-- begin DATA SECTION --

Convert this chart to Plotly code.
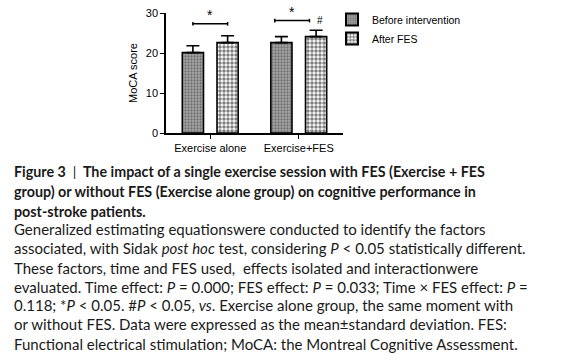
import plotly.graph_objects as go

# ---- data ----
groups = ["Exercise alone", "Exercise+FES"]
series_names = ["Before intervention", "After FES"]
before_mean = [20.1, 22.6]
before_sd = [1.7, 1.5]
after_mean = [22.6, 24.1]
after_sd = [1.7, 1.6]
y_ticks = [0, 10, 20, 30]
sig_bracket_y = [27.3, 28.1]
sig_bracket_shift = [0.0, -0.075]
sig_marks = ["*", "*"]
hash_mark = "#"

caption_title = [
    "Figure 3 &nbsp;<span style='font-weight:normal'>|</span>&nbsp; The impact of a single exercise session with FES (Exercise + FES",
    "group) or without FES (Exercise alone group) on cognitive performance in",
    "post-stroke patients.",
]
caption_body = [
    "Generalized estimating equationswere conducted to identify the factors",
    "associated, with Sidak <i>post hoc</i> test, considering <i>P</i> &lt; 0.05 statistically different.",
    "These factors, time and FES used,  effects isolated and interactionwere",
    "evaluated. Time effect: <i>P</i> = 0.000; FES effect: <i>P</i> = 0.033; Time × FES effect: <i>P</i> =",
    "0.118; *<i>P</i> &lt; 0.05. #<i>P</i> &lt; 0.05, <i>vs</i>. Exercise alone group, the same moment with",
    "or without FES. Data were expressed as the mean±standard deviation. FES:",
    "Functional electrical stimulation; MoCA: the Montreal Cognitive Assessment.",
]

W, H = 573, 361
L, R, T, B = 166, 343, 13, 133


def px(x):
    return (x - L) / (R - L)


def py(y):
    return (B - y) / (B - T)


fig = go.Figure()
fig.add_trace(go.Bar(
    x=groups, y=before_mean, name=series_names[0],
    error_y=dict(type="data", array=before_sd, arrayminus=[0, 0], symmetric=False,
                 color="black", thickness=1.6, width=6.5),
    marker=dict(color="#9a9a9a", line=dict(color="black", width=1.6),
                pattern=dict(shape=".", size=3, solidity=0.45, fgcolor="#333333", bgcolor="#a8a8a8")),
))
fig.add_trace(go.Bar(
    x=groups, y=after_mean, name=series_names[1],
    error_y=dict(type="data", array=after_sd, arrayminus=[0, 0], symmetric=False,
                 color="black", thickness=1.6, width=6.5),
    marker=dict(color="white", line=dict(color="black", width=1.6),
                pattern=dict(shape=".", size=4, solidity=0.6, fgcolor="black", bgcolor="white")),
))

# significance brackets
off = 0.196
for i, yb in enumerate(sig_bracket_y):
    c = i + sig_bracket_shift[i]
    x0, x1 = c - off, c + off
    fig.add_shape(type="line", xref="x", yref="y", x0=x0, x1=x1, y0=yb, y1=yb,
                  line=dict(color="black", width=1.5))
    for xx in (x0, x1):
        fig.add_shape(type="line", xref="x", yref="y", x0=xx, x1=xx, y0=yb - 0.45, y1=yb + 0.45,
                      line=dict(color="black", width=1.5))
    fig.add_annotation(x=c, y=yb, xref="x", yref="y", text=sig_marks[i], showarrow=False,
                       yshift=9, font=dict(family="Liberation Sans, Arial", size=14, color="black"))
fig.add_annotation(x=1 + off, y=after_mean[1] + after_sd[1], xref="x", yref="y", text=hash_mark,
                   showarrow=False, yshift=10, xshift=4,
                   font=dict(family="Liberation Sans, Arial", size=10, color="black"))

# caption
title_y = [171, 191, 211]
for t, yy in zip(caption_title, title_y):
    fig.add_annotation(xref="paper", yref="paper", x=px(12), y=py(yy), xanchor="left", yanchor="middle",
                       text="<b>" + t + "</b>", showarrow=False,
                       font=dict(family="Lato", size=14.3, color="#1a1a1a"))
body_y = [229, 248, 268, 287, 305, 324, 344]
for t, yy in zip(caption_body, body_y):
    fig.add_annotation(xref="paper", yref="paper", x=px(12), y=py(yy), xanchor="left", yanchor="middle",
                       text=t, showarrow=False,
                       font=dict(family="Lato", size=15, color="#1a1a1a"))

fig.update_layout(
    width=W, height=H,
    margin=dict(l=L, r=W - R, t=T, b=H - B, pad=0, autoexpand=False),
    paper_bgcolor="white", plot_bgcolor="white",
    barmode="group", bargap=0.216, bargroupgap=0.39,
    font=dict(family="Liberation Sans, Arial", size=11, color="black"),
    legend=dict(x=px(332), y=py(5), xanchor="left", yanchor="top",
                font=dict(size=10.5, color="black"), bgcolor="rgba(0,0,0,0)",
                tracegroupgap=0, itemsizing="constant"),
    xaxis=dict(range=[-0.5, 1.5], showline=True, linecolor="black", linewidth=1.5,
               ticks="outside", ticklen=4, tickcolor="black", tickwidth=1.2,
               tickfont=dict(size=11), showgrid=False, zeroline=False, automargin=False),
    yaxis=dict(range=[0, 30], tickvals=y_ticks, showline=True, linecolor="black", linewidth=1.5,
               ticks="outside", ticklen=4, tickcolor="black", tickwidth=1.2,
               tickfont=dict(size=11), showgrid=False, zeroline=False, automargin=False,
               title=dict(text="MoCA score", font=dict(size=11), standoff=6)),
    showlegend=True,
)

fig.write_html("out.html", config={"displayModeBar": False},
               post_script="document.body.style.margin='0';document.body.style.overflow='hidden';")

-- end DATA SECTION --

Write out the listing above again, exactly, but with no pictures in the copy.

Convert this chart to Plotly code.
import plotly.graph_objects as go

# ---- data ----
groups = ["Exercise alone", "Exercise+FES"]
series_names = ["Before intervention", "After FES"]
before_mean = [20.1, 22.6]
before_sd = [1.7, 1.5]
after_mean = [22.6, 24.1]
after_sd = [1.7, 1.6]
y_ticks = [0, 10, 20, 30]
sig_bracket_y = [27.3, 28.1]
sig_bracket_shift = [0.0, -0.075]
sig_marks = ["*", "*"]
hash_mark = "#"

caption_title = [
    "Figure 3 &nbsp;<span style='font-weight:normal'>|</span>&nbsp; The impact of a single exercise session with FES (Exercise + FES",
    "group) or without FES (Exercise alone group) on cognitive performance in",
    "post-stroke patients.",
]
caption_body = [
    "Generalized estimating equationswere conducted to identify the factors",
    "associated, with Sidak <i>post hoc</i> test, considering <i>P</i> &lt; 0.05 statistically different.",
    "These factors, time and FES used,  effects isolated and interactionwere",
    "evaluated. Time effect: <i>P</i> = 0.000; FES effect: <i>P</i> = 0.033; Time × FES effect: <i>P</i> =",
    "0.118; *<i>P</i> &lt; 0.05. #<i>P</i> &lt; 0.05, <i>vs</i>. Exercise alone group, the same moment with",
    "or without FES. Data were expressed as the mean±standard deviation. FES:",
    "Functional electrical stimulation; MoCA: the Montreal Cognitive Assessment.",
]

W, H = 573, 361
L, R, T, B = 166, 343, 13, 133


def px(x):
    return (x - L) / (R - L)


def py(y):
    return (B - y) / (B - T)


fig = go.Figure()
fig.add_trace(go.Bar(
    x=groups, y=before_mean, name=series_names[0],
    error_y=dict(type="data", array=before_sd, arrayminus=[0, 0], symmetric=False,
                 color="black", thickness=1.6, width=6.5),
    marker=dict(color="#9a9a9a", line=dict(color="black", width=1.6),
                pattern=dict(shape=".", size=3, solidity=0.45, fgcolor="#333333", bgcolor="#a8a8a8")),
))
fig.add_trace(go.Bar(
    x=groups, y=after_mean, name=series_names[1],
    error_y=dict(type="data", array=after_sd, arrayminus=[0, 0], symmetric=False,
                 color="black", thickness=1.6, width=6.5),
    marker=dict(color="white", line=dict(color="black", width=1.6),
                pattern=dict(shape=".", size=4, solidity=0.6, fgcolor="black", bgcolor="white")),
))

# significance brackets
off = 0.196
for i, yb in enumerate(sig_bracket_y):
    c = i + sig_bracket_shift[i]
    x0, x1 = c - off, c + off
    fig.add_shape(type="line", xref="x", yref="y", x0=x0, x1=x1, y0=yb, y1=yb,
                  line=dict(color="black", width=1.5))
    for xx in (x0, x1):
        fig.add_shape(type="line", xref="x", yref="y", x0=xx, x1=xx, y0=yb - 0.45, y1=yb + 0.45,
                      line=dict(color="black", width=1.5))
    fig.add_annotation(x=c, y=yb, xref="x", yref="y", text=sig_marks[i], showarrow=False,
                       yshift=9, font=dict(family="Liberation Sans, Arial", size=14, color="black"))
fig.add_annotation(x=1 + off, y=after_mean[1] + after_sd[1], xref="x", yref="y", text=hash_mark,
                   showarrow=False, yshift=10, xshift=4,
                   font=dict(family="Liberation Sans, Arial", size=10, color="black"))

# caption
title_y = [171, 191, 211]
for t, yy in zip(caption_title, title_y):
    fig.add_annotation(xref="paper", yref="paper", x=px(12), y=py(yy), xanchor="left", yanchor="middle",
                       text="<b>" + t + "</b>", showarrow=False,
                       font=dict(family="Lato", size=14.3, color="#1a1a1a"))
body_y = [229, 248, 268, 287, 305, 324, 344]
for t, yy in zip(caption_body, body_y):
    fig.add_annotation(xref="paper", yref="paper", x=px(12), y=py(yy), xanchor="left", yanchor="middle",
                       text=t, showarrow=False,
                       font=dict(family="Lato", size=15, color="#1a1a1a"))

fig.update_layout(
    width=W, height=H,
    margin=dict(l=L, r=W - R, t=T, b=H - B, pad=0, autoexpand=False),
    paper_bgcolor="white", plot_bgcolor="white",
    barmode="group", bargap=0.216, bargroupgap=0.39,
    font=dict(family="Liberation Sans, Arial", size=11, color="black"),
    legend=dict(x=px(332), y=py(5), xanchor="left", yanchor="top",
                font=dict(size=10.5, color="black"), bgcolor="rgba(0,0,0,0)",
                tracegroupgap=0, itemsizing="constant"),
    xaxis=dict(range=[-0.5, 1.5], showline=True, linecolor="black", linewidth=1.5,
               ticks="outside", ticklen=4, tickcolor="black", tickwidth=1.2,
               tickfont=dict(size=11), showgrid=False, zeroline=False, automargin=False),
    yaxis=dict(range=[0, 30], tickvals=y_ticks, showline=True, linecolor="black", linewidth=1.5,
               ticks="outside", ticklen=4, tickcolor="black", tickwidth=1.2,
               tickfont=dict(size=11), showgrid=False, zeroline=False, automargin=False,
               title=dict(text="MoCA score", font=dict(size=11), standoff=6)),
    showlegend=True,
)

fig.write_html("out.html", config={"displayModeBar": False},
               post_script="document.body.style.margin='0';document.body.style.overflow='hidden';")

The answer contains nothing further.